PASADENA, Ca-Particle physicists immerse themselves in a subatomic world. They deal with the quirkiest bits of matter-quarks, leptons, gauge bosons and the like-particles infinitesimally small, often unstable and short-lived, and sometimes so elusive they can't be seen at all, but are only theorized to exist. For his work in this area, the American Physical Society has awarded the California Institute of Technology's Mark Wise the J.J. Sakurai Prize for Theoretical Particle Physics.
Wise is the John A. McCone Professor of High Energy Physics at Caltech. The Sakurai Prize is symbolic of the admiration of a physicist's peers, and further, "demonstrates that the recipient's accomplishments and contributions to physics are judged exceptional by his colleagues." It was endowed in 1984 as both a memorial to, and in recognition of, the accomplishments of the late theoretical physicist J. J. Sakurai.
In describing the fundamental aspects of these particles and how they interact to make the physical world, physicists like Wise look for laws of nature (like the law of gravity) and express them using mathematical equations. Such equations can then serve as a basis for other measurements and calculations. One such law governs the "strong interactions;" that is, the forces between quarks (the fundamental constituents of matter) that bind them into protons and neutrons, which, in turn, make up the atomic nucleus.

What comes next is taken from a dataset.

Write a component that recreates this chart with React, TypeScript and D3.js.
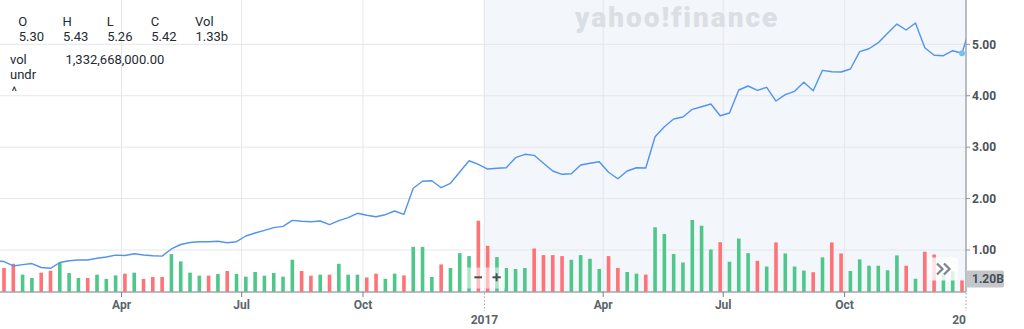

The law for the strong interactions of quarks is called quantum chromodynamics. It implies that quarks can only exist when they are bound together with other quarks. Such bound states are particles; physicists call them hadrons. Wise was cited for his work in developing a new method for making predictions for the properties of such bound states that contain a so-called heavy quark (heavy in terms of its atomic weight).
Specifically, Wise was awarded the Sakurai Prize for his "construction of the heavy quark mass expansion and the discovery of the heavy quark symmetry in quantum chromodynamics, which led to a quantitative theory of the decays of c and b flavored hadrons."
In the parlance of physics, "c and b flavored" hadrons refer not to taste, but to different types of quarks. Wise discovered a heavy quark symmetry that explains the properties of the hadrons that contain such c and b quarks.
Wise's work lets physicists understand the behavior of hadrons without actually having to solve the equations of quantum chromodynamics. Furthermore, the methods developed by Wise enabled physicists for the first time to make quantitative predictions for the properties of hadrons containing a heavy quark. These predictions are important for determining from experimental data the values of some of the parameters that occur in still another law that describes the weak interactions of quarks.
Wise's research interests include particle physics, nuclear physics, and cosmology. Outside of physics, another area of interest is finance, specifically risk management. He has held a Sloan Fellowship and is a member of the American Physical Society. The awards ceremony will take place at the April meeting of the American Physical Society in Washington, D.C. on April 28.